Cela dit, venons en au film en lui-même, ou si l’on veut l’idéologie derrière les intentions de la réalisatrice. C’est quoi finalement la guerre par ces temps de démocratie tous azimuts ? Depuis George W. Bush et sa fameuse guerre «pré-emptive» -trouvaille malheureuse au demeurant- on sait que plus rien dans les rapports de guerre n’allaient plus être comme avant. Car comme l’avait dit le prédécesseur de Barack Obama lui-même au reste du monde, sous un ton menaçant, «si vous n’êtes pas avec nous, vous êtes contre nous». Ce à quoi d’ailleurs un éditorialiste parisien avait rétorqué par cette interrogation depuis passé à la postérité : «Tous américains ?». Avec ce long métrage de 2h 30, Mme Bigelow nous invite à un voyage dans un univers qu’il est difficile d’imaginer pour le citoyen américain normal. Où sont donc passé les droits des prisonniers qui, soit dit au passage, n’ont pas de chef d’inculpation clair ? Oui, ont-ils seulement des droits quand on leur extorque des aveux au bout de tortures que la décence interdit de décrire ici ?  

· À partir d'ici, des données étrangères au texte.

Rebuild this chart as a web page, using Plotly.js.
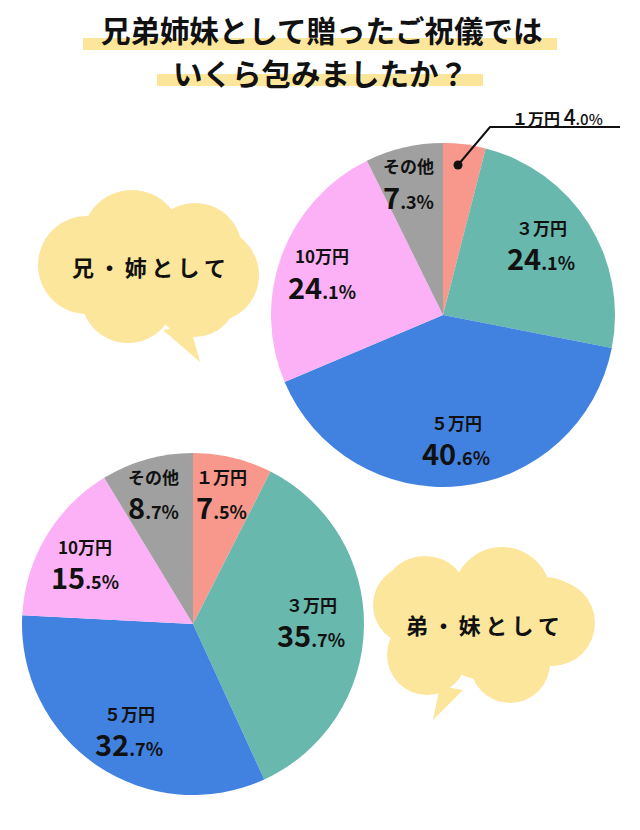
<!DOCTYPE html>
<html>
<head>
<meta charset="utf-8">
<script src="https://cdn.plot.ly/plotly-3.0.1.min.js"></script>
<style>
  html, body { margin: 0; padding: 0; background: #fff; }
  #plot { width: 640px; height: 830px; }
</style>
</head>
<body>
<div id="plot"></div>
<script>
// data
const categories = ['１万円', '３万円', '５万円', '10万円', 'その他'];
const olderValues = [4.0, 24.1, 40.6, 24.1, 7.3];     // 兄・姉として
const youngerValues = [7.5, 35.7, 32.7, 15.5, 8.7];   // 弟・妹として
const sliceColors = ['#F8978C', '#68B8AE', '#4182E0', '#FCB1F6', '#A0A0A0'];
const titleLines = ['兄弟姉妹として贈ったご祝儀では', 'いくら包みましたか？'];
const groupNames = ['兄・姉として', '弟・妹として'];

// label spots (px), one per category, in the same order
const olderLabelPos = [[557, 116], [541, 242], [456, 437], [322, 271], [408, 181]];
const youngerLabelPos = [[221, 491], [311, 619], [129, 728], [85, 561], [153, 491]];

const W = 640, H = 830;
const X = px => px / W;
const Y = py => 1 - py / H;
const FONT = '"Noto Sans CJK JP", "Noto Sans", sans-serif';

function pctText(v, big, small) {
  const p = v.toFixed(1).split('.');
  return '<span style="font-size:' + big + 'px">' + p[0] + '</span>' +
         '<span style="font-size:' + small + 'px">.' + p[1] + '%</span>';
}

function pie(values, x0, x1, y0, y1) {
  return {
    type: 'pie',
    labels: categories,
    values: values,
    sort: false,
    direction: 'clockwise',
    rotation: 0,
    textinfo: 'none',
    hoverinfo: 'label+percent',
    marker: {colors: sliceColors, line: {width: 0}},
    domain: {x: [X(x0), X(x1)], y: [Y(y1), Y(y0)]},
    showlegend: false
  };
}

const data = [
  pie(olderValues, 271, 615, 143, 487),
  pie(youngerValues, 22, 364, 453, 795)
];

const shapes = [];
const annotations = [];

function circle(cx, cy, r, color) {
  shapes.push({
    type: 'circle', xref: 'paper', yref: 'paper',
    x0: X(cx - r), x1: X(cx + r), y0: Y(cy + r), y1: Y(cy - r),
    fillcolor: color, line: {width: 0}, layer: 'below'
  });
}

function poly(pts, color) {
  let d = '';
  pts.forEach((p, i) => { d += (i ? ' L ' : 'M ') + X(p[0]) + ',' + Y(p[1]); });
  shapes.push({type: 'path', xref: 'paper', yref: 'paper', path: d + ' Z',
    fillcolor: color, line: {width: 0}, layer: 'below'});
}

function rect(x0, y0, x1, y1, color) {
  shapes.push({type: 'rect', xref: 'paper', yref: 'paper',
    x0: X(x0), x1: X(x1), y0: Y(y1), y1: Y(y0),
    fillcolor: color, line: {width: 0}, layer: 'below'});
}

function text(str, x, y, size, weight) {
  annotations.push({
    xref: 'paper', yref: 'paper', x: X(x), y: Y(y),
    xanchor: 'center', yanchor: 'middle', showarrow: false,
    text: str, font: {family: FONT, size: size, color: '#111', weight: weight || 'normal'}
  });
}

// title with yellow marker bands
const YELLOW = '#FCE69B';
rect(83, 38, 557, 50, YELLOW);
rect(157, 74, 483, 86, YELLOW);
text(titleLines[0], 322, 29, 29.5, 'bold');
text(titleLines[1], 320, 72, 29.5, 'bold');

// cloud bubbles
[[132, 240, 50], [195, 250, 47], [212, 275, 47], [87, 265, 49],
 [128, 296, 47], [195, 295, 42], [150, 268, 55]].forEach(c => circle(c[0], c[1], c[2], YELLOW));
poly([[163, 330], [200, 362], [190, 326]], YELLOW);

[[413, 605, 40], [425, 600, 44], [502, 596, 49], [545, 620, 43], [552, 623, 43],
 [427, 655, 40], [510, 663, 40], [485, 625, 55]].forEach(c => circle(c[0], c[1], c[2], YELLOW));
poly([[440, 686], [433, 720], [463, 690]], YELLOW);

const sp = '\u2009';
text(groupNames[0].split('').join(sp), 149, 266, 22, 'bold');
text(groupNames[1].split('').join(sp), 483, 624, 22, 'bold');

// slice labels: name on top, percentage below
function sliceLabels(values, pos, skipFirst) {
  values.forEach((v, i) => {
    if (skipFirst && i === 0) return;
    text(categories[i], pos[i][0], pos[i][1] - 15, 17, 'bold');
    text(pctText(v, 29, 18), pos[i][0], pos[i][1] + 15, 18, 'bold');
  });
}
sliceLabels(olderValues, olderLabelPos, true);
sliceLabels(youngerValues, youngerLabelPos, false);

// small slice in first pie: label outside with leader line
text('<b>' + categories[0] + '</b> ' + pctText(olderValues[0], 21, 15),
     olderLabelPos[0][0], olderLabelPos[0][1], 16, 500);
shapes.push({type: 'path', xref: 'paper', yref: 'paper',
  path: 'M ' + X(458) + ',' + Y(165) + ' L ' + X(490) + ',' + Y(127) + ' L ' + X(620) + ',' + Y(127),
  line: {color: '#111', width: 2}, layer: 'above'});
shapes.push({type: 'circle', xref: 'paper', yref: 'paper',
  x0: X(453.5), x1: X(462.5), y0: Y(169.5), y1: Y(160.5),
  fillcolor: '#111', line: {width: 0}, layer: 'above'});

const layout = {
  width: W, height: H,
  margin: {l: 0, r: 0, t: 0, b: 0},
  paper_bgcolor: '#fff',
  shapes: shapes,
  annotations: annotations,
  font: {family: FONT}
};

Plotly.newPlot('plot', data, layout, {displayModeBar: false, staticPlot: true});
</script>
</body>
</html>
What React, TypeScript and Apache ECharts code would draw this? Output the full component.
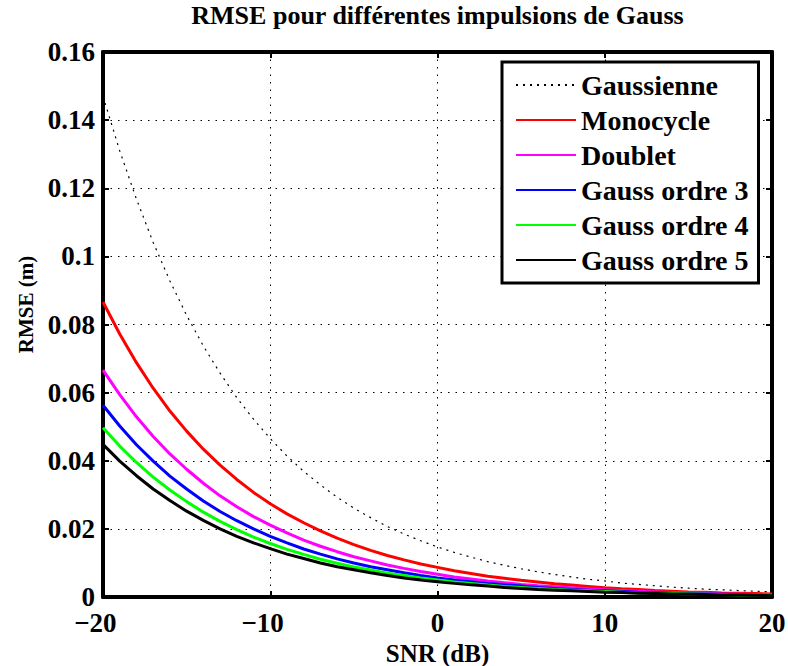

Maya en pleine méditation.
Certains tenants de l’idée de la paix à tout prix argueront de ce que cela a produit comme résultat la capture du terroriste le plus dangereux de tous les temps. Soit et encore… Mais cela autorise-t-il de se conduire ainsi pour le «gendarme du monde» qui, jusqu’en janvier dernier a dépensé plus de 3 milliards de dollars dans une traque qui n’a vu que la moitié des cibles déterminés par lui au lendemain des attentats du 11 septembre être capturés et/ou tués ? Il est permis d’en douter. Car ce faisant, quel exemple donne ce pays au monde sur la condition humaine ? Lui qui n’a de cesse de marteler les idéaux du respect de la personne humaine, et partant de sa dignité. Terrible contraste d’une Amérique pas si puissante que ça comme nous le montre le film. Oui, on peut tenir tête à cette puissance première avec des technologies aux antipodes des siennes. Cela au moins, on l’aura appris en regardant ce film qui est tout sauf ennuyeux. Un film qui renseigne aussi sur ce que pour résister aux Américains, il faut être au moins aussi déterminé qu’eux. Maintenant qu’ils ont exécuté l’ennemi numéro un, que feront-ils des fanatiques de Ben Laden ? Ainsi que de tous ceux qui ne voient que d’un mauvais œil son hégémonie ? D’autres films à venir nous permettront à coup sûr d’en savoir un peu plus, si ce n’est de faire le point. Au moins provisoirement.
Zero Dark Thirty de Kathryn Bigelow ; scénario de Mark Boal ; avec Jessica Chastain, Jason Clarke, Joel Edgerton, Jennifer Ehle, Mark Strong, Kyle Chandler, Edgard Ramirez et James Gandolfini ; Annapurna Productions, First Light Production, Mark Boal Production ; Etats-Unis, 2012, 2h 36.